But a not-so-still, small voice kept after me. One of Harry's house-elves, perhaps? "You write about kids for the newspaper," this pixie whined. "How can you not acquaint yourself with today's best-known young teenager?"
Elves are nothing if not persistent. And so, on the morning of our family departure, I stuffed all four Potter books into our station wagon. And, cursed with clouds and rain for most of the vacation, I managed to read them.
I'm glad I did. But not for the reasons that have attracted so many adult fans--the plots, whimsy and satire. What impressed me was how completely author J.K. Rowling understands, and obviously enjoys, young adolescents, a group many adults don't understand and don't enjoy. Her popularity among these young readers doesn't surprise me one bit. Like everyone's favorite middle-school teacher, Rowling gets it.
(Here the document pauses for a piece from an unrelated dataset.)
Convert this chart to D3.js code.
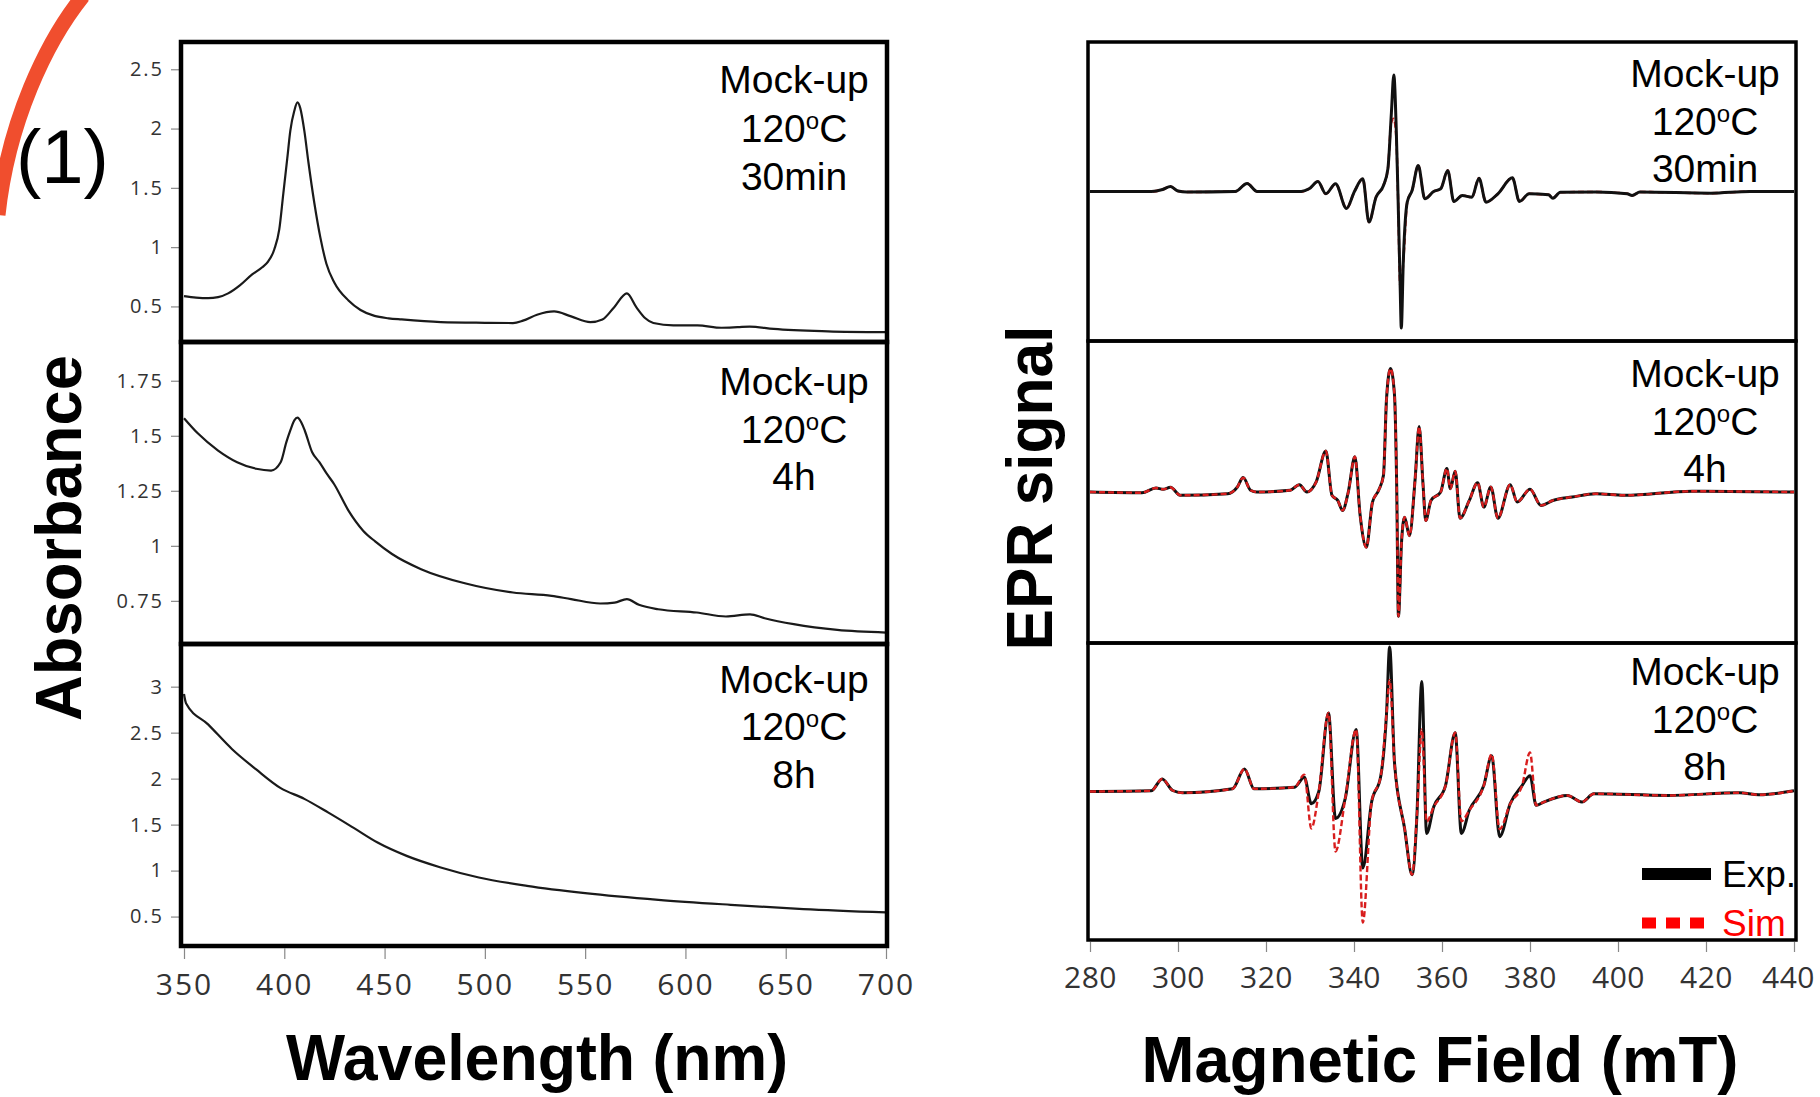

She gets, for example, that in those preteen and early teen years, things are never as they seem. You think you've memorized the layout of your new, humongous middle school but end up taking a seat in Spanish when you're supposed to be in science. You glide around the lunchroom with the grace of a ballerina one day and trip over your own feet the next. A classmate sticks up for you in English class only to turn on you in math. When life is chaotic or, on good days, only confusing, it doesn't seem out of the question that the 142 staircases at Hogwarts School of Wizardry and Witchcraft might lead in one direction on Thursday and another on Friday. Or that a kindly professor such as R.J. Lupin might turn into a werewolf.
Harry is 11 when the series begins and ages one year with each book. At those ages, nothing is more confusing than you. What kind of person are you? Where do you fit in? What do you do well? What is your purpose in life? Such questions dog Harry every day. Raised by a non-wizard uncle and aunt--Vernon and Petunia Dursley--who really don't understand him, he is first introduced to his roots when a lovable giant named Hagrid pays a visit to the Dursley home.
" 'But yeh must know about yer mom and dad,' [Hagrid] said. 'I mean, they're famous. You're famous.'
" 'What?'
" 'Yeh don' know . . . yeh don' know. . . . Yeh don' know what ye are?' "
Hagrid shushes the Dursleys, who object to Harry finding out his identity, and announces, "Harry--yer a wizard."
" 'I'm a what?' gasped Harry."
He's no ordinary wizard, mind you. He is small for his age, with uncontrollable hair and glasses that keep breaking. He hears voices that no one else hears, sees visions that no one else sees. Worst of all, in his mind, he bears a lightning-shaped scar on his forehead that is a constant, public reminder of the distinction that sets him apart from all other wizards: Lord Voldemort, evil incarnate, tried and failed to kill him when he was an infant.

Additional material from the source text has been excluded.